I.
1 Thessalonians 3:12; 1 Thessalonians 4:1, 10.
It is very interesting to observe the apostle's use of the word "abound" or "increase" in this epistle.* It is also important, as showing that there is no limit of attainment here for the believer. Many speak of perfection or holiness as something to be reached in this world; but the slightest glance at the teaching of the apostle on "abounding" reveals that these doctrines have no countenance from the word of God. He thus says, "The Lord make you to increase and abound in love one toward another," etc. There can be, it is evident, no standard for "abounding." Again, "Furthermore then we beseech you, brethren, and exhort you by the Lord Jesus, that as ye have received of us how ye ought to walk and please God ["even as ye do walk," the Revised Version and others add], so ye would abound more and more." (1 Thess. 4:1.) These believers had been instructed how to walk and please God, and, accepting the added clause, they were walking so as to please God; and yet they were not to be satisfied - they were to "abound" more and more. So also, in the last scripture named (1 Thess. 4:10), they had been taught of God to love one another; and they were showing their love "toward all the brethren which are in all Macedonia." But the apostle adds, "We beseech you, brethren, that ye increase [or "abound"] more and more." Whether, therefore, in loving one another, or loving all the brethren, all saints, or in pleasing God in their walk and ways, they were to abound more and more; and hence there was not one of these dear saints who could take the ground of saying, "I have reached the standard; I have now attained; and I am in the enjoyment of perfection." The answer at once to such vain imaginings would be, "Whatever your attainments, you have to 'abound more and more.'" And how could it be otherwise, when Christ, in His infinite love to us, is our example? (1 John 3:16.) and when, moreover, it is written, "He that saith he abideth in Him ought himself also so to walk, even as He walked"? (1 John 2:6.) To claim to have reached the standard of Christ can only spring from a want of appreciation of what He is, and from ignorance of what we ourselves are.

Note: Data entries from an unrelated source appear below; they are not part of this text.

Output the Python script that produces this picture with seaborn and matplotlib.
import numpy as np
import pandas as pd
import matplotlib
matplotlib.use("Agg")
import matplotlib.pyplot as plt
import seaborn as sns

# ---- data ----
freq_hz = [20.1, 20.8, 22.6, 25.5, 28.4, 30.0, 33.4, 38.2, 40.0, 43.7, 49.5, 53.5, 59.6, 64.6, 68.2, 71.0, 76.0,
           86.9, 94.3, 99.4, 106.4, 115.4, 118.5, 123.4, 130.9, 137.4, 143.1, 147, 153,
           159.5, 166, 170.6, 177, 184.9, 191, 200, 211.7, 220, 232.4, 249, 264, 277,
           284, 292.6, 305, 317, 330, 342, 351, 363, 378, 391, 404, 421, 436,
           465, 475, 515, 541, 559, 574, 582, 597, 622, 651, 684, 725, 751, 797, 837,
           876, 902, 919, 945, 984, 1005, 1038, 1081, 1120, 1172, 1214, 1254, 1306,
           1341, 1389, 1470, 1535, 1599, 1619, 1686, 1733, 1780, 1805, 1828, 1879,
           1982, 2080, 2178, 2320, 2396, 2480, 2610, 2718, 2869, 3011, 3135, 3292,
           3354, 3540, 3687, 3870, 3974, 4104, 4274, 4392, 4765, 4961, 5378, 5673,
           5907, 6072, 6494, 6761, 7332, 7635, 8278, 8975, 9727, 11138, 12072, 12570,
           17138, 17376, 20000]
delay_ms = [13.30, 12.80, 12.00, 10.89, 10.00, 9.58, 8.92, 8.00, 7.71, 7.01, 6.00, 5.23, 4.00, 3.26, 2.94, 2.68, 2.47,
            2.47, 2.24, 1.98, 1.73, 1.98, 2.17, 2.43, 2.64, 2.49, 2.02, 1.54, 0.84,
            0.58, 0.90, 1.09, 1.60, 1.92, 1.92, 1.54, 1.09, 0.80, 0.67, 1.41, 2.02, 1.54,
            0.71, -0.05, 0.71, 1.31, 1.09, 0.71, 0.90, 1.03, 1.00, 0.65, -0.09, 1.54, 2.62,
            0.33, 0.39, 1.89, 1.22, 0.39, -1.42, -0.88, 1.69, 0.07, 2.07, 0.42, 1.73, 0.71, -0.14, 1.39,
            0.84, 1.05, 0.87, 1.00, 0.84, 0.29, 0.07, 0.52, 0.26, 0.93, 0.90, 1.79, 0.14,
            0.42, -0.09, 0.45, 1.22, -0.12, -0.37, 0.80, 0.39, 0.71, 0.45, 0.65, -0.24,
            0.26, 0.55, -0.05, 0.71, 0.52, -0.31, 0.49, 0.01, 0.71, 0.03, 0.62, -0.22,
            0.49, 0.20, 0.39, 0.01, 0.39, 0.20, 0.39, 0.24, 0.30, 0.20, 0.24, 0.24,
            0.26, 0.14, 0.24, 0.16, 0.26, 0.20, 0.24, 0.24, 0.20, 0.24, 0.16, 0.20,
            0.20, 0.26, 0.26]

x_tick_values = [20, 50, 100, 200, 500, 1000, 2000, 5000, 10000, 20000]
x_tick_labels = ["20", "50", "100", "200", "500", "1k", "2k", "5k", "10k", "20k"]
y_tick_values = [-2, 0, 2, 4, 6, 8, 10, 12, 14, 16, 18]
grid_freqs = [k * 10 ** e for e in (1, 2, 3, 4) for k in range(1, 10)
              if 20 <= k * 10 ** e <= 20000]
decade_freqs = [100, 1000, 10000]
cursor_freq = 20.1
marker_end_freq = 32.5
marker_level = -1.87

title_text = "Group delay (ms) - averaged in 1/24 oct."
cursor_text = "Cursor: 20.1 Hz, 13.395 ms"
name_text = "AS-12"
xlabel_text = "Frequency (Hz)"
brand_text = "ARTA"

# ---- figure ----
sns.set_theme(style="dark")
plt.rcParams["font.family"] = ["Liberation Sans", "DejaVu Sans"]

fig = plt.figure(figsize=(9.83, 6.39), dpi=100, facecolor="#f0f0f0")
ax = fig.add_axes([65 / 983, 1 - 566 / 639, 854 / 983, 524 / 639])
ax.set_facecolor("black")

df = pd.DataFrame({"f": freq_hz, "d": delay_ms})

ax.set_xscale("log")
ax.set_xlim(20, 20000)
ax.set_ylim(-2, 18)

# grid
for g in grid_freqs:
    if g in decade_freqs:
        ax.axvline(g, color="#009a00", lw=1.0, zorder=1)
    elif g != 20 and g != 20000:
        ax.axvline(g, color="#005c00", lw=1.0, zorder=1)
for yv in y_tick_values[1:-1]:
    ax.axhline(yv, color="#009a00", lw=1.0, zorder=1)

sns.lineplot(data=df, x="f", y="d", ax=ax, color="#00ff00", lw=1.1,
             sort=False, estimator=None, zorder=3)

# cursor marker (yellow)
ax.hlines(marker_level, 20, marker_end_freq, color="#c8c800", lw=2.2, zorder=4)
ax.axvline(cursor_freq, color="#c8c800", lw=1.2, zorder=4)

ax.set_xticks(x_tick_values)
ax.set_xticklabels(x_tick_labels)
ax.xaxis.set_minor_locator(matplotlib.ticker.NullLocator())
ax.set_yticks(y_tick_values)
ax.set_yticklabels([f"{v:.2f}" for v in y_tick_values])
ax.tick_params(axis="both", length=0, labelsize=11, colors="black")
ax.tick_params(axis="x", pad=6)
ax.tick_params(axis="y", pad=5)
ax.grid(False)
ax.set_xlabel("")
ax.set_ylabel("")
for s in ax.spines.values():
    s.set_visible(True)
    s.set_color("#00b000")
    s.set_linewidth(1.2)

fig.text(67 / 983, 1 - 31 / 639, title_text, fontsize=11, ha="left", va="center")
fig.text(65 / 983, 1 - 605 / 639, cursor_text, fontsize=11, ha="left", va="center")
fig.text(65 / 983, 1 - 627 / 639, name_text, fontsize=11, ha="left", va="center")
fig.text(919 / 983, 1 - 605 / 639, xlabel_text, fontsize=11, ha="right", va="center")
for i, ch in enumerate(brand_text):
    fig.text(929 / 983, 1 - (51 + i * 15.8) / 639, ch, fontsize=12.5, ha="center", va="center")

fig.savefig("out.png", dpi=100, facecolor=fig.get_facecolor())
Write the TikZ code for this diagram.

We may add, as a point of interest, that the apostle's prayer in 1 Thess. 3:12 is seen to be answered in 2 Thess. 1:3; for he says, "Your faith groweth exceedingly, and the charity of every one of you all toward each other aboundeth." But even so there might be, bearing in mind the love of Christ, which passeth knowledge, a larger measure of "abounding."
(*Both words are found in the first scripture; but the word translated "abound" is afterwards - in 4:10 - givers as "increase.")
II.
1 Peter 1:19.
The word here rendered "without blemish" is found seven or eight times in the New Testament. Twice it is used of our blessed Lord and Saviour - in the scripture given above, and in Heb. 9:14, where it is translated "without spot." As the Lamb of God He was without blemish, the Lamb by whose precious blood we have been redeemed; and "through the eternal Spirit" He "offered Himself without spot to God." In every other place of its occurrence it is applied to believers. Thus we read, in Ephesians 1:4, that God chose us in Christ before the foundation of the world, "that we should be holy and without blame before Him in love;" in Phil. 2:15, of "the children of God, without rebuke,* in the midst of a crooked and perverse generation," etc.; in Col. 1:22, that God hath reconciled His people, to present them "holy and unblameable and unreproveable in His sight;" in Jude 24, that we shall be presented "faultless** before the presence of His glory," etc.; and lastly, in Rev. 14:5, it is said of the 144,000 who will stand on Mount Zion with the Lamb, that "they are without fault before the throne of God." Leaving the reader to follow out the teaching of the several scriptures, we may call attention to two or three things: First, that our present standing before God is "without spot" - that God sees us, in a word, on the ground of the work of Christ, as spotless as He who accomplished it; secondly, that it is our present responsibility to be "without spot" ("without rebuke," Phil. 2:15) in our walk through this world; and lastly, that we shall be finally presented before God actually "without spot," entirely and perfectly conformed to Christ. What unspeakable and infinite grace! E. D.
*Some MSS. have a different form of the word in this passage.
**Another form of the word is also read here by some.